OBJECTIVE ::
All lines featuring the string "chart" are to be listed.

SUPPLIED ENTRIES ::
....

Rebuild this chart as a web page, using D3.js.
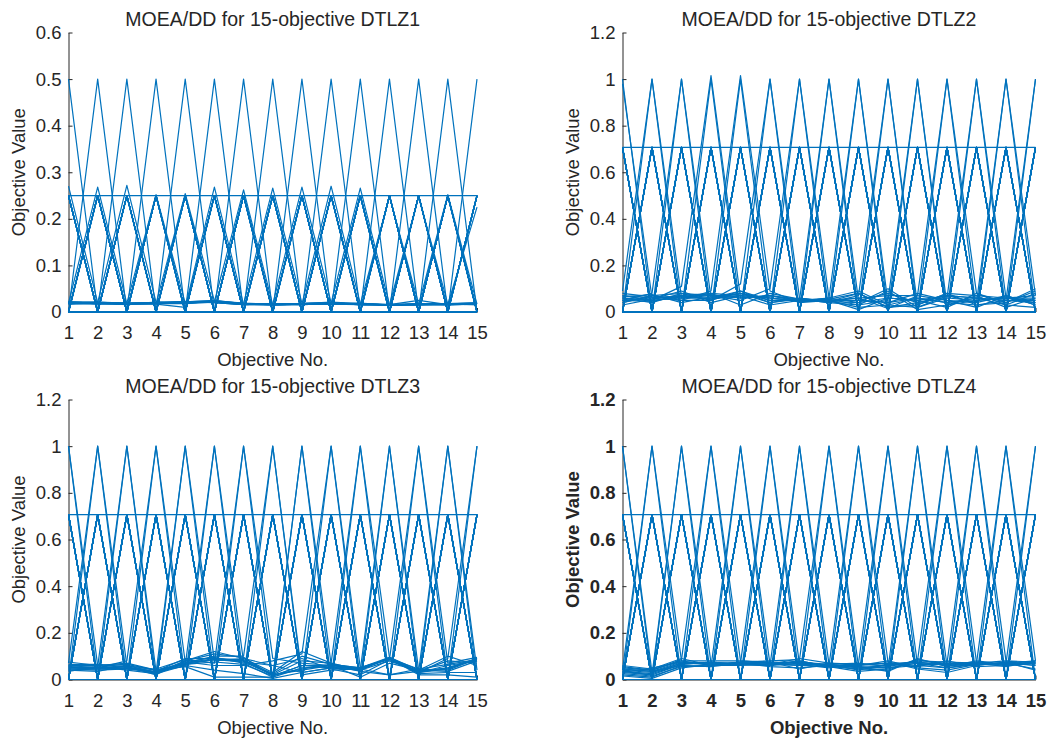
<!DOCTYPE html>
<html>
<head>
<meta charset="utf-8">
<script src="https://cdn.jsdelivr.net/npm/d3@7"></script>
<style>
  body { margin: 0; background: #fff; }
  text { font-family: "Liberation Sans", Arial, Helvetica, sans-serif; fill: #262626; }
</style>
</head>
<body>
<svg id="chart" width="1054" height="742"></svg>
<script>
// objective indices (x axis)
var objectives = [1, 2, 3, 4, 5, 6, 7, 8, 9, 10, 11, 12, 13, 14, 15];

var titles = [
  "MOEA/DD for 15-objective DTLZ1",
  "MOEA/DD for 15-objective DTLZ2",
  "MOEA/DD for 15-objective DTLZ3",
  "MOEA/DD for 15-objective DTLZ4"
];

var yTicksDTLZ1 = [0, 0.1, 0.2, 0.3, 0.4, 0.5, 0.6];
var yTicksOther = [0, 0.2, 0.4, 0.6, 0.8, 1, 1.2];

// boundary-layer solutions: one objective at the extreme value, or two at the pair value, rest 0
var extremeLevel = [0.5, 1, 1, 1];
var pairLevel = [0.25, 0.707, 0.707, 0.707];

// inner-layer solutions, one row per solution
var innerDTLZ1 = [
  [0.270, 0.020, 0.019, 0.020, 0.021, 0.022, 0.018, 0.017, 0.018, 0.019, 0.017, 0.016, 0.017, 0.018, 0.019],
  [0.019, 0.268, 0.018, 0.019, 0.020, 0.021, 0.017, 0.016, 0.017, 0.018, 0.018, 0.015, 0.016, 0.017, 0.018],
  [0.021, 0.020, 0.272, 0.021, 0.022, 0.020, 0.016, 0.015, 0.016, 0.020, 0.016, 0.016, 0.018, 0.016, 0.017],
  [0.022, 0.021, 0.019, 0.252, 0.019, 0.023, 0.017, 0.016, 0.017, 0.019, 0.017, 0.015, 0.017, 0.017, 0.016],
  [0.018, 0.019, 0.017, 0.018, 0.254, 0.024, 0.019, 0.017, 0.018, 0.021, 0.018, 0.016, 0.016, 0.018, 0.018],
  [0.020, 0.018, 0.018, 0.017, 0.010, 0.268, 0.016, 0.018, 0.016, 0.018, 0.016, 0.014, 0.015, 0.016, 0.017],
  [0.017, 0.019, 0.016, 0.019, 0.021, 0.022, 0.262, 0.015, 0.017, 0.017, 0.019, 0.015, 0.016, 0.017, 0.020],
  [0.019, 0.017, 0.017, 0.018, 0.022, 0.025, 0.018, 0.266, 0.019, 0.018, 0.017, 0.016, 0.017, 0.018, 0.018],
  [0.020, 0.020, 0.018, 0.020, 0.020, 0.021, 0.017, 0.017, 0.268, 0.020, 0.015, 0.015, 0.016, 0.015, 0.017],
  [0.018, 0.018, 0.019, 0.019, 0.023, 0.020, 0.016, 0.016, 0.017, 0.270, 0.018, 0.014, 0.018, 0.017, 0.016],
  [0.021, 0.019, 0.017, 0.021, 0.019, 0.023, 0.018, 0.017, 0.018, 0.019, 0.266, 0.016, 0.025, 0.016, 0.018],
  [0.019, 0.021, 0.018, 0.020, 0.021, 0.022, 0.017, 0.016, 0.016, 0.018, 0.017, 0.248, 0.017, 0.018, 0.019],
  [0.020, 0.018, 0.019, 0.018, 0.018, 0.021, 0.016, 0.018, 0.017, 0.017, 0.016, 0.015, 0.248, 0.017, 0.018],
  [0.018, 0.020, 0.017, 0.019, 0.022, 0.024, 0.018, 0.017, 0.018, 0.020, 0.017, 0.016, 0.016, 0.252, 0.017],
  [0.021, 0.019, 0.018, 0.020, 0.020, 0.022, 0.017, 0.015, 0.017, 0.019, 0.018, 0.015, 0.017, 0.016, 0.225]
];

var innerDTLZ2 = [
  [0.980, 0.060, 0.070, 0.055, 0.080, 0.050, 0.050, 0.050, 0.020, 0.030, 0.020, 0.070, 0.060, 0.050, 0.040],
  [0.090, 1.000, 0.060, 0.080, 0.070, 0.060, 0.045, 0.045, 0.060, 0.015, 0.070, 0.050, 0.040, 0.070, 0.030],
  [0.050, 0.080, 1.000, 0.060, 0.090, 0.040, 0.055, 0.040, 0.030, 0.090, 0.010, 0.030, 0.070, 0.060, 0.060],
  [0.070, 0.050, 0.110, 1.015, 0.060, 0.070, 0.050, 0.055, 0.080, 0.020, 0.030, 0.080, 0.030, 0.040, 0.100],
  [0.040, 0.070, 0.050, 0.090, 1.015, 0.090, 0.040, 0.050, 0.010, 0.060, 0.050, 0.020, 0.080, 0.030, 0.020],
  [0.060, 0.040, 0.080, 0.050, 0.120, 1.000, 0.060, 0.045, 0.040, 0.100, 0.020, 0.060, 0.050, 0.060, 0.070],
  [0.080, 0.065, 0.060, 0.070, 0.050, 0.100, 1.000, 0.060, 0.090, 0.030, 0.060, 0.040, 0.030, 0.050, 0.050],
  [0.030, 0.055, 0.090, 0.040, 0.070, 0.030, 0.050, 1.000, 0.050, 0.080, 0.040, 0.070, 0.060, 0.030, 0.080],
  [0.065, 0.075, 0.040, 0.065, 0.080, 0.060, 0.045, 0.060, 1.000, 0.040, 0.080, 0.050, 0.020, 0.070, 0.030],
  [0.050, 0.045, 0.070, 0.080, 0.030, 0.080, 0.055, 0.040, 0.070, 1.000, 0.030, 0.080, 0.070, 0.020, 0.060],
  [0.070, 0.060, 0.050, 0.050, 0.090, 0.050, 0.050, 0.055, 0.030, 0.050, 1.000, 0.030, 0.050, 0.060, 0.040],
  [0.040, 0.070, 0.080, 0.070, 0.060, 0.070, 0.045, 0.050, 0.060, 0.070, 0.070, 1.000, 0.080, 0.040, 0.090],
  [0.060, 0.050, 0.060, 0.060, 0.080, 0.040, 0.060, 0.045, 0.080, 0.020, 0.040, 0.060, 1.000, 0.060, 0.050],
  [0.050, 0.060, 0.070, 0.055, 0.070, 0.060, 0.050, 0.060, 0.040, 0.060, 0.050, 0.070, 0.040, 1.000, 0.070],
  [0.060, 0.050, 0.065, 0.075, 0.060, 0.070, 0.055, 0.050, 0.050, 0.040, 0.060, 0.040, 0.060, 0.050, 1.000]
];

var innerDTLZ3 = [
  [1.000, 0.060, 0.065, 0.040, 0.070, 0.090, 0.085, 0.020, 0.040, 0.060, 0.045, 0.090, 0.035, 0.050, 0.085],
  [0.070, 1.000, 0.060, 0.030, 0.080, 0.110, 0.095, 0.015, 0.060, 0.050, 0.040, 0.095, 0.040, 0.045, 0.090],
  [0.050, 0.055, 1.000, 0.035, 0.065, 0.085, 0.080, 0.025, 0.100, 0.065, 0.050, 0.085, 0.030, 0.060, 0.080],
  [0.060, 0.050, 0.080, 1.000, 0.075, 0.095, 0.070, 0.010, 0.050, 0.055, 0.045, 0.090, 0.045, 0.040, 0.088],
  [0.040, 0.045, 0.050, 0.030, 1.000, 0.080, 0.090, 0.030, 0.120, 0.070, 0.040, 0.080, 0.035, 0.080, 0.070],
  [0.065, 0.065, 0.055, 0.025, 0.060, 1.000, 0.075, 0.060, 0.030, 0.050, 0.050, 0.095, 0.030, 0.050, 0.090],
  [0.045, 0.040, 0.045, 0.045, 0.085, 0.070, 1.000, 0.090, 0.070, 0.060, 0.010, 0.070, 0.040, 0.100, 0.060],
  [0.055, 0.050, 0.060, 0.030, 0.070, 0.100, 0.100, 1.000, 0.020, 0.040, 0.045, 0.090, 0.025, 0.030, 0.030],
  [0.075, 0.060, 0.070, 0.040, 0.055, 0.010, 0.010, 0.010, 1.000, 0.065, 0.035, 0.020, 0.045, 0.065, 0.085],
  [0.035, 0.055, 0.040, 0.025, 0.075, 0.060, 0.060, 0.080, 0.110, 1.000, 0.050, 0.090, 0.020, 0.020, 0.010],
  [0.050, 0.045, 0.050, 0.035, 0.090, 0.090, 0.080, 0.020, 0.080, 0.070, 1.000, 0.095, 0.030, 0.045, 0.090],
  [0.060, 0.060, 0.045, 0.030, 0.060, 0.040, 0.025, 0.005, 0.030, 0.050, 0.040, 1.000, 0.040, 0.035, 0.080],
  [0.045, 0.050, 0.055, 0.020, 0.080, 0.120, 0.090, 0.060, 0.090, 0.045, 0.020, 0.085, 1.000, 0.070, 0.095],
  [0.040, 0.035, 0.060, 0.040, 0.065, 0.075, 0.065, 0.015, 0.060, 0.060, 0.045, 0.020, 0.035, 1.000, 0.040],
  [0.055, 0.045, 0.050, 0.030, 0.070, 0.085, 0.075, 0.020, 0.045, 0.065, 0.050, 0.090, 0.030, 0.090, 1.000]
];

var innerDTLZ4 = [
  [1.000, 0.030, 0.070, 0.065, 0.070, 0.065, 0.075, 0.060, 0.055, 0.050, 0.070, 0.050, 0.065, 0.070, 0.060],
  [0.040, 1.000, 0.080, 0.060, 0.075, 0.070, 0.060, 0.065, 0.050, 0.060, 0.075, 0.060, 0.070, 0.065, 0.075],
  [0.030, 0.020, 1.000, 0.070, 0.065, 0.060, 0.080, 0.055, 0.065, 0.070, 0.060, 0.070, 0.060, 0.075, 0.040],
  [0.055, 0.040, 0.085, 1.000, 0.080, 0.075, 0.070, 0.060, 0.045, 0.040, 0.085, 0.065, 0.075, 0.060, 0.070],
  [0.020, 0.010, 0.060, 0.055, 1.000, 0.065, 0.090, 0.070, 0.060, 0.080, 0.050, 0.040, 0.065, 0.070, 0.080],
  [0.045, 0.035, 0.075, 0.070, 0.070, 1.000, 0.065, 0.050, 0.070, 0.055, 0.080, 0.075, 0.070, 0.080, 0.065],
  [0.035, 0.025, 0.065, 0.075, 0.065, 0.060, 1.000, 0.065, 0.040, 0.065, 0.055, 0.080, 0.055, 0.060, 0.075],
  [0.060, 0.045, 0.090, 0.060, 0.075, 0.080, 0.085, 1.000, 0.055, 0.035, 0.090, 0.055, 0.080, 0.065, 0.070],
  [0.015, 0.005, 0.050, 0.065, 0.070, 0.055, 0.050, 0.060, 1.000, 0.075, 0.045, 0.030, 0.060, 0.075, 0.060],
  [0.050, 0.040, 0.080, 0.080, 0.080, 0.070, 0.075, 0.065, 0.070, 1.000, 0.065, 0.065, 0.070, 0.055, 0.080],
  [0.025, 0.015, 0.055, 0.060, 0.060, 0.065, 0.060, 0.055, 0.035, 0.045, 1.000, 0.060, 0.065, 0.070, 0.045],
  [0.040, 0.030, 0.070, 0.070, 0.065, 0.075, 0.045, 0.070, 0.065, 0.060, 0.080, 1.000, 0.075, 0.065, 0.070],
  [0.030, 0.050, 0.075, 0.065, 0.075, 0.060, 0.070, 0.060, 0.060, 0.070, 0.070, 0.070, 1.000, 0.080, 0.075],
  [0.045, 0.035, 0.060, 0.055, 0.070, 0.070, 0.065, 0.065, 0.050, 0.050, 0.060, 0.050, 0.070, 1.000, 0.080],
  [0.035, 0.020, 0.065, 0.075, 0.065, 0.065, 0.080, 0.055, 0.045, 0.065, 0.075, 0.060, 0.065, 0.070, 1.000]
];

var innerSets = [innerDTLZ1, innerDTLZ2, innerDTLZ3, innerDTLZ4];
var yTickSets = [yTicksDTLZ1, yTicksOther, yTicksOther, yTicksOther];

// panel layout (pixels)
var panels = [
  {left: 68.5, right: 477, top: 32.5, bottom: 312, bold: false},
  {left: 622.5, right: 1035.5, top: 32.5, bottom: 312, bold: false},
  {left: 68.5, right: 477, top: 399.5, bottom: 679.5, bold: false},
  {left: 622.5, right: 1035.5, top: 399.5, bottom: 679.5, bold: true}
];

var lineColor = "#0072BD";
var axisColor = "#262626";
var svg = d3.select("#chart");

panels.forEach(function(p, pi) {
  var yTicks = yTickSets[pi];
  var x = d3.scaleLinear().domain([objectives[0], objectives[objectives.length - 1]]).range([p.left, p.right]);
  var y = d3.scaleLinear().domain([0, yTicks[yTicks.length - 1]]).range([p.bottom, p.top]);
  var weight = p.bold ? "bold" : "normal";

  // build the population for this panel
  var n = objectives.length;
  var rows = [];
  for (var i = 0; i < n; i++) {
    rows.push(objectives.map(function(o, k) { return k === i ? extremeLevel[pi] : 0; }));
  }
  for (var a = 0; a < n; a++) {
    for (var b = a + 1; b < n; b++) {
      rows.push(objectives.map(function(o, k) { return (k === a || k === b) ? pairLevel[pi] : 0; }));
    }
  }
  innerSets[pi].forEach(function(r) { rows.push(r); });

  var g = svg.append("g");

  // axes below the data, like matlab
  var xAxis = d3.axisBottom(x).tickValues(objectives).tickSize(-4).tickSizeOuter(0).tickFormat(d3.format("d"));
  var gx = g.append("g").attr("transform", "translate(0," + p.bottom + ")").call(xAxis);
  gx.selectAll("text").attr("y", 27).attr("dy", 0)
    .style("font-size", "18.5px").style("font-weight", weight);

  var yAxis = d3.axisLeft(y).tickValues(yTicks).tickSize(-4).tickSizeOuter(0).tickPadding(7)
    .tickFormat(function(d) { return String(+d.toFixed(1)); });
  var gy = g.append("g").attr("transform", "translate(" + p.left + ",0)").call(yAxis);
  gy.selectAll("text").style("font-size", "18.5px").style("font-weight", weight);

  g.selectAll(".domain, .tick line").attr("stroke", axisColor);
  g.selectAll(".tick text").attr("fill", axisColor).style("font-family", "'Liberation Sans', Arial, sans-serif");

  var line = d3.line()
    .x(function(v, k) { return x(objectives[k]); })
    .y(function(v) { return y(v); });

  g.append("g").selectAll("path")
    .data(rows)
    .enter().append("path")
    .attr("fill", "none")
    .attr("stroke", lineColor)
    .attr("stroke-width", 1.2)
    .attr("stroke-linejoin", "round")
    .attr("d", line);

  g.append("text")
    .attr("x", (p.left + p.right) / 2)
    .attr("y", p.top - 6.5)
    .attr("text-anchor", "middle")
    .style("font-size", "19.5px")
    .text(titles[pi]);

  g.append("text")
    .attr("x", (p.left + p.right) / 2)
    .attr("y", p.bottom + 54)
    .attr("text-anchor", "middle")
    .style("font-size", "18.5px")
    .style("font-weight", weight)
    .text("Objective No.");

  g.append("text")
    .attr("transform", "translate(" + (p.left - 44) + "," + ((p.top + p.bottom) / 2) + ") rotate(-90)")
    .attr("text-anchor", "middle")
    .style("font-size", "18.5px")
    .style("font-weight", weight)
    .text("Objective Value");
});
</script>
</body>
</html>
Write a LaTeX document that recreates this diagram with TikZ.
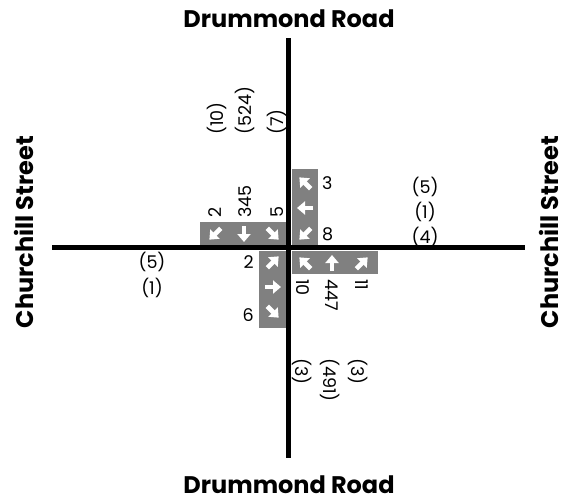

....

WRITTEN SOLUTION ::
Rebuild this chart as a web page, using D3.js.
<svg id="chart" width="1054" height="742"></svg>
var svg = d3.select("#chart");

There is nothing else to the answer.